Army (18-14-5; 15-10-3): The Knights have built a brand of winning hockey over the course of the last three seasons, and most of the team that built that brand, are returning this year. But once again, there will be question marks in the net as senior Parker Gahagen leaves a very large void. Gahagen kept the offensively challenged Knights in every contest and was the difference between two points and one at the end of the night on many occasions. Senior Conor Andrle leads the way up front for Army followed by sophomores Zach Evancho, Dominic Franco and Brendan Soucie. It’s a unit of forwards that could take a giant leap forward this coming season, and could help make Gahagen’s departure not sting so much. If his replacement can come close to the same staggering numbers Gahagen did, this Army team can still have a realistic chance of making another conference semi final appearance.
Robert Morris (22-12-4; 15-10-3): Like the Falcons, the Colonials come in to this year’s campaign with all the pieces necessary for another 20-plus win season and a very good title chance. The Colonials lose high scoring forward Daniel Leavens and a good part of the foundation of the defensive corps in Rob Mann as well as goaltender Dalton Izyk, but were blessed with underclassmen who took giant leaps forward last season and blended with the team concept seamlessly. Brady Ferguson is the top returning scorer in college hockey and forwards Alex Tonge and Timmy Moore as well as defenseman Eric Israel all became all-conference players or very close to that level of play last season. This year, they will probably get some similar results from rising sophomores Matthew Graham and Luke Lynch. If this team stays reasonably healthy and Francis Marotte maintains and possibly even improves his eye popping freshman performance, there’s no reason not to expect to see this team in Rochester in March once again.
Holy Cross (14-15-7; 11-10-7): Solid defense and special teams carry the Crusaders wherever they go and will probably determine how far they go this season. They return this season as intact as any team can be, losing their second leading scorer Mike Barrett, but have some scoring depth at the top with forwards Danny Lopez, TJ Moore and Scott Pooley preparing for their final seasons this year. At the back end, Spencer Trapp leads the way coming off a 20 point season and in the net, senior Paul Berrafato gives the Crusaders a chance to win every game. If they can find some scoring help, they could make a run to Rochester a possibility this season.
RIT (14-22-1; 13-15): It would be hard to imagine the Tigers suffering back to back sub par seasons. 2016-17 did not go their way for a variety of reasons from injury to goal tending issues, to a Niagara team that managed to pull off an unthinkable road upset in the playoffs, ending the Tigers bid for another trip to the conference finals. The rebound most likely starts this season as they return virtually all of their top scorers and high scoring defenseman Matt Abt as well. Their biggest question mark is in between the pipes. where Christian Short will probably fill the void left by departing starter Mike Rotolo. If the Tiger net is solid, watch the young forwards to keep progressing and by the midpoint of the season and watch for the Tigers to be on the prowl, hunting home ice and a first round bye.

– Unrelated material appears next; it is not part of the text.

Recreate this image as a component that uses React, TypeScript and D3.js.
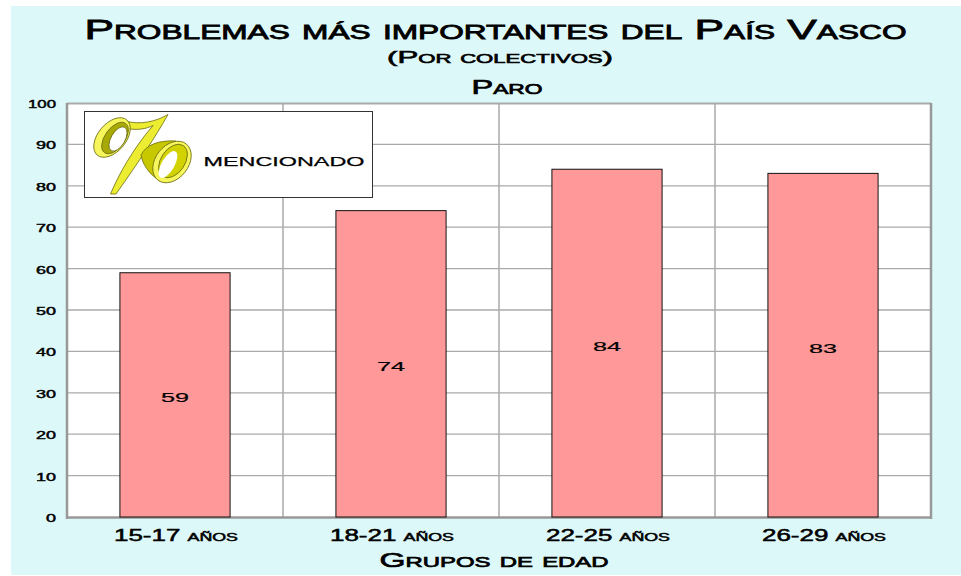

Mercyhurst (15-20-4; 11-13-4): The Lakers are always a threat to make a run, but the amount of quality teams at or near the top might make it a bit more challenging this year. Up front, they lose solid forwards Jack Riley and Kyle Dutra, but return a deep, veteran defensive corps led by junior Lester Lancaster. In between the pipes, Colin DeAugustine and Brandon Wildung split time equitably and provide a reasonable level of performance, but should one emerge and take a step forward in progression, it could improve the Laker’s outlook considerably.
Bentley (13-19-7; 10-12-6): Earning ninth this year in the preseason rankings is in no way indicative of how the Falcons play. They bring passion and energy night in and night out. It’s a really deep field of talented schools that know how to win. Bentley does too, and though they lose leading scorer Max French, it would surprise no one if they made a deep playoff run. Ryan Soderquist’s teams do not quit, and will make the most of their opportunities. The Falcons do return a lot of depth, including second leading scorer Kyle Schmidt and the solid goaltending tandem of Jayson Argue and Aiden Pelino and talented defenseman Alexy Soloyvev which gives them a chance in any game.
Sacred Heart (13-19-5; 10-15-3): The Pioneers lose their top two scorers as Justin Danforth and Jordan Minello have departed upon graduation leaving more questions than answers, especially when you consider they also lost fourth leading scorer Evan Jasper to graduation as well. Brett Magnus and Nathan Perry do a reasonable job in holding things together in the net, but the Pioneers look to be in a rebuilding mode this season and will need to rely on some freshman surprises to help make up for the lost production up front.
American International (8-20-8; 7-14-7): There’s one surprise in ever preseason poll, and the Yellow Jackets look like a team ready to open some eyes this year. Following a coaching change and a large rebuilding effort that saw new coach Eric Lang get creative and get commitments from several European players last year, the Jackets started to come together from the midpoint of the season on. It’s a team that works hard and will need to expand on the connectivity factor, but if it does so and keeps progressing, may just lay the foundation for a new level of results for the program. Up front, four freshman led the way last year including Blake Christiansen, Martin Melberg, Hugo Reinhardt and Dominik Florian. If they can take another leap forward, they may find themselves in the second round of the playoffs. If goaltender Zacharias Skog can find some consistency to his game and the defense can limit some chances against, they could even find a way to Rochester perhaps.
Niagara (3-23-2; 5-31-3): The Purple Eagles new coach, Jason Lammers, will have his work cut out for himself this season as he takes over for the departed Dave Burkholder, taking over a team that won just five games all of last year, though they did end on a high note, beating RIT in the second round of the playoffs last year on the road. Still, there are questions in all phases for the Eagles who look to develop a new identity which will take time. Look for Lammers to waste no time getting to find out who meets the standard and who does not.